What to do> Using the data below, gather each line that includes the word "chart".

== Recorded data ==

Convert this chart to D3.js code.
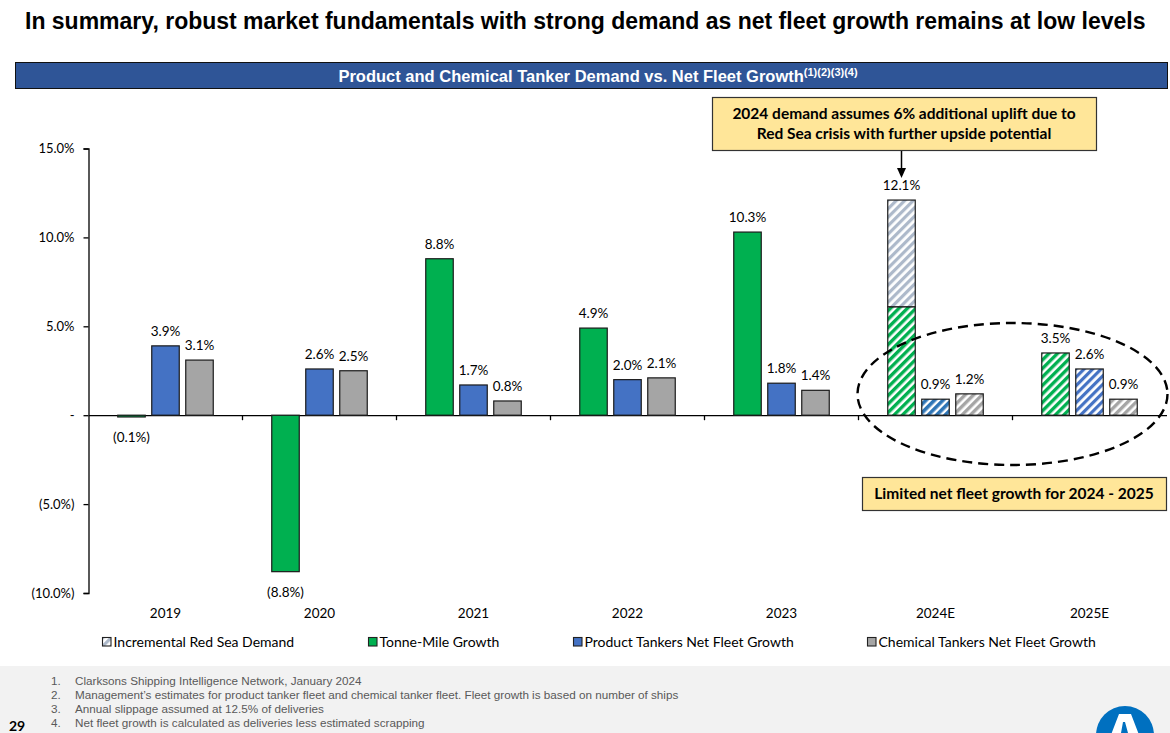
<!DOCTYPE html>
<html lang="en">
<head>
<meta charset="UTF-8">
<title>Product and Chemical Tanker Demand vs. Net Fleet Growth</title>
<script src="https://d3js.org/d3.v7.min.js"></script>
<style>
html, body { margin: 0; padding: 0; background: #fff; }
svg { display: block; }
.chart-text { font-family: 'Lato', 'Open Sans', sans-serif; font-size: 13px; fill: #000; }
.arial { font-family: 'Liberation Sans', Arial, sans-serif; }
</style>
</head>
<body>
<svg id="canvas"></svg>
<script>
// chart data
let categories = ['2019', '2020', '2021', '2022', '2023', '2024E', '2025E']
let tonneMile = [-0.1, -8.8, 8.8, 4.9, 10.3, 6.1, 3.5]
let redSea = [0, 0, 0, 0, 0, 6.0, 0]
let productFleet = [3.9, 2.6, 1.7, 2.0, 1.8, 0.9, 2.6]
let chemicalFleet = [3.1, 2.5, 0.8, 2.1, 1.4, 1.2, 0.9]
let estimated = ['2024E', '2025E']
let yTicks = [-10, -5, 0, 5, 10, 15]
let yTickLabels = ['(10.0%)', '(5.0%)', '-', '5.0%', '10.0%', '15.0%']
let legendLabels = ['Incremental Red Sea Demand', 'Tonne-Mile Growth', 'Product Tankers Net Fleet Growth', 'Chemical Tankers Net Fleet Growth']
let footnotes = [
    'Clarksons Shipping Intelligence Network, January 2024',
    'Management\u2019s estimates for product tanker fleet and chemical tanker fleet. Fleet growth is based on number of ships',
    'Annual slippage assumed at 12.5% of deliveries',
    'Net fleet growth is calculated as deliveries less estimated scrapping'
]

let width = 1170
let height = 733

let green = '#00B050'
let blue = '#4472C4'
let grey = '#A5A5A5'

let svg = d3.select('#canvas').attr('width', width).attr('height', height)

// hatch patterns for estimates
let defs = svg.append('defs')
let makeHatch = (id, bg, line, stripe) => {
    let p = defs.append('pattern')
        .attr('id', id)
        .attr('patternUnits', 'userSpaceOnUse')
        .attr('width', 6).attr('height', 6)
        .attr('patternTransform', 'rotate(45)')
    p.append('rect').attr('width', 6).attr('height', 6).attr('fill', bg)
    p.append('rect').attr('x', 0).attr('width', stripe).attr('height', 6).attr('fill', line)
}
makeHatch('hatch-green', '#ffffff', green, 3.4)
makeHatch('hatch-blue', '#ffffff', '#2E75B6', 3.6)
makeHatch('hatch-blue2', '#ffffff', blue, 3.2)
makeHatch('hatch-grey', '#ffffff', grey, 3.4)
makeHatch('hatch-redsea', '#ffffff', '#ADB9CA', 3.2)

// page title
svg.append('text')
    .attr('class', 'arial')
    .attr('x', 25).attr('y', 29)
    .style('font-size', '23px').style('font-weight', 'bold').attr('fill', '#000')
    .text('In summary, robust market fundamentals with strong demand as net fleet growth remains at low levels')

// header band
svg.append('rect')
    .attr('x', 15.5).attr('y', 62.5).attr('width', 1152).attr('height', 26)
    .attr('fill', '#2F5597').attr('stroke', '#111').attr('stroke-width', 1)
let head = svg.append('text')
    .attr('class', 'arial')
    .attr('x', 598).attr('y', 81.5)
    .attr('text-anchor', 'middle')
    .style('font-size', '16.5px').style('font-weight', 'bold').attr('fill', '#fff')
head.append('tspan').text('Product and Chemical Tanker Demand vs. Net Fleet Growth')
head.append('tspan').attr('dy', -6).style('font-size', '11px').text('(1)(2)(3)(4)')

// scales
let yScale = d3.scaleLinear().domain([-10, 15]).range([593, 148.5])
let xScale = d3.scaleBand().domain(categories).range([88.5, 1166.5]).padding(0)
let barW = 27.5
let step = 34

let isEst = (c) => estimated.includes(c)

// axes
let yAxis = d3.axisLeft(yScale)
    .tickValues(yTicks)
    .tickSize(5)
    .tickFormat((d, i) => yTickLabels[i])
let gy = svg.append('g')
    .attr('transform', 'translate(88.5, 0)')
    .call(yAxis)
gy.select('.domain').attr('stroke', '#000').attr('stroke-width', 1.3)
gy.selectAll('.tick line').attr('stroke', '#000').attr('stroke-width', 1.3)
gy.selectAll('.tick text').attr('class', 'chart-text').attr('x', -14)

let xAxis = d3.axisBottom(xScale).tickSize(0).tickSizeOuter(0).tickFormat('')
let gx = svg.append('g')
    .attr('transform', 'translate(0, ' + yScale(0) + ')')
    .call(xAxis)
gx.select('.domain').attr('stroke', '#000').attr('stroke-width', 1.3)
// tick marks between categories
gx.selectAll('.sep')
    .data(categories.slice(1))
    .enter()
    .append('line')
    .attr('x1', (d) => xScale(d)).attr('x2', (d) => xScale(d))
    .attr('y1', 0).attr('y2', 5)
    .attr('stroke', '#000').attr('stroke-width', 1.3)

// category labels
svg.selectAll('.cat')
    .data(categories)
    .enter()
    .append('text')
    .attr('class', 'chart-text')
    .attr('x', (d) => xScale(d) + xScale.bandwidth() / 2)
    .attr('y', 618)
    .attr('text-anchor', 'middle')
    .style('font-size', '13.5px')
    .text((d) => d)

let fmt = (v) => v < 0 ? '(' + Math.abs(v).toFixed(1) + '%)' : v.toFixed(1) + '%'

// bars
let series = [
    { values: tonneMile, offset: -step, fill: green, hatch: 'url(#hatch-green)' },
    { values: productFleet, offset: 0, fill: blue, hatch: null },
    { values: chemicalFleet, offset: step, fill: grey, hatch: 'url(#hatch-grey)' }
]
let blueHatch = { '2024E': 'url(#hatch-blue)', '2025E': 'url(#hatch-blue2)' }

let bars = svg.append('g')
let labels = svg.append('g')

series.forEach((s, si) => {
    let rows = categories.map((c, i) => ({ c: c, v: s.values[i], extra: si === 0 ? redSea[i] : 0 }))
    bars.selectAll('.b' + si)
        .data(rows)
        .enter()
        .append('rect')
        .attr('x', (d) => xScale(d.c) + xScale.bandwidth() / 2 + s.offset - barW / 2)
        .attr('y', (d) => yScale(Math.max(0, d.v)))
        .attr('width', barW)
        .attr('height', (d) => Math.abs(yScale(d.v) - yScale(0)))
        .attr('fill', (d) => {
            if (!isEst(d.c)) return s.fill
            return si === 1 ? blueHatch[d.c] : s.hatch
        })
        .attr('stroke', '#1a1a1a').attr('stroke-width', 1.2)

    // incremental red sea demand stacked on tonne-mile
    if (si === 0) {
        bars.selectAll('.rs')
            .data(rows.filter((d) => d.extra > 0))
            .enter()
            .append('rect')
            .attr('x', (d) => xScale(d.c) + xScale.bandwidth() / 2 + s.offset - barW / 2)
            .attr('y', (d) => yScale(d.v + d.extra))
            .attr('width', barW)
            .attr('height', (d) => yScale(d.v) - yScale(d.v + d.extra))
            .attr('fill', 'url(#hatch-redsea)')
            .attr('stroke', '#1a1a1a').attr('stroke-width', 1.2)
    }

    labels.selectAll('.l' + si)
        .data(rows)
        .enter()
        .append('text')
        .attr('class', 'chart-text')
        .attr('text-anchor', 'middle')
        .attr('x', (d) => xScale(d.c) + xScale.bandwidth() / 2 + s.offset)
        .attr('y', (d) => {
            let top = d.v + d.extra
            return top < 0 ? yScale(top) + 25 : yScale(top) - 10
        })
        .style('font-size', '13.5px')
        .text((d) => fmt(+(d.v + d.extra).toFixed(1)))
})

// dashed ellipse around 2024E-2025E
svg.append('ellipse')
    .attr('cx', xScale('2025E')).attr('cy', 394)
    .attr('rx', 155).attr('ry', 71)
    .attr('fill', 'none').attr('stroke', '#000')
    .attr('stroke-width', 2.4).attr('stroke-dasharray', '10,6')

// callouts
let callout = (x, y, w, h, lines) => {
    svg.append('rect')
        .attr('x', x + 0.5).attr('y', y + 0.5).attr('width', w).attr('height', h)
        .attr('fill', '#FFE699').attr('stroke', '#333').attr('stroke-width', 1.2)
    lines.forEach((t, i) => {
        svg.append('text')
            .attr('class', 'chart-text')
            .attr('x', x + w / 2).attr('y', y + (h - lines.length * 20) / 2 + 15.5 + i * 20)
            .attr('text-anchor', 'middle')
            .style('font-size', '15.5px').style('font-weight', 'bold')
            .text(t)
    })
}
callout(712, 97, 384, 53, ['2024 demand assumes 6% additional uplift due to', 'Red Sea crisis with further upside potential'])
callout(862, 477, 304, 33, ['Limited net fleet growth for 2024 - 2025'])

// arrow from callout to 2024E bar
let ax = xScale('2024E') + xScale.bandwidth() / 2 - step
svg.append('line')
    .attr('x1', ax).attr('x2', ax).attr('y1', 151).attr('y2', 170)
    .attr('stroke', '#000').attr('stroke-width', 1.5)
svg.append('path')
    .attr('d', 'M' + (ax - 4.5) + ',168 L' + (ax + 4.5) + ',168 L' + ax + ',178 Z')
    .attr('fill', '#000')

// legend
let legendX = [102, 368, 573, 867]
let legendFill = ['url(#hatch-redsea)', green, blue, grey]
let lg = svg.append('g')
legendLabels.forEach((t, i) => {
    lg.append('rect')
        .attr('x', legendX[i] + 0.5).attr('y', 637.5).attr('width', 8.5).attr('height', 8.5)
        .attr('fill', legendFill[i]).attr('stroke', '#222').attr('stroke-width', 1.1)
    lg.append('text')
        .attr('class', 'chart-text')
        .attr('x', legendX[i] + 11.5).attr('y', 647)
        .style('font-size', '14px')
        .text(t)
})

// footer
svg.append('rect').attr('x', 0).attr('y', 666).attr('width', width).attr('height', height - 666).attr('fill', '#F2F2F2')
footnotes.forEach((t, i) => {
    svg.append('text').attr('class', 'arial')
        .attr('x', 51).attr('y', 685 + i * 14)
        .style('font-size', '11.7px').attr('fill', '#595959')
        .text((i + 1) + '.')
    svg.append('text').attr('class', 'arial')
        .attr('x', 75).attr('y', 685 + i * 14)
        .style('font-size', '11.7px').attr('fill', '#595959')
        .text(t)
})
svg.append('text').attr('class', 'chart-text')
    .attr('x', 9).attr('y', 731)
    .style('font-size', '14px').style('font-weight', 'bold').attr('fill', '#1F3864')
    .text('29')

// logo
svg.append('circle').attr('cx', 1125).attr('cy', 735).attr('r', 29).attr('fill', '#0070C0')
svg.append('path')
    .attr('d', 'M1119,714 L1131,714 L1141,740 L1109,740 Z M1123,722 L1125,722 L1128,733 L1121,733 Z')
    .attr('fill', '#fff').attr('fill-rule', 'evenodd')
</script>
</body>
</html>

===

Result of the exercise>
Convert this chart to D3.js code.
.chart-text { font-family: 'Lato', 'Open Sans', sans-serif; font-size: 13px; fill: #000; }
// chart data
gy.selectAll('.tick text').attr('class', 'chart-text').attr('x', -14)
    .attr('class', 'chart-text')
        .attr('class', 'chart-text')
            .attr('class', 'chart-text')
        .attr('class', 'chart-text')
svg.append('text').attr('class', 'chart-text')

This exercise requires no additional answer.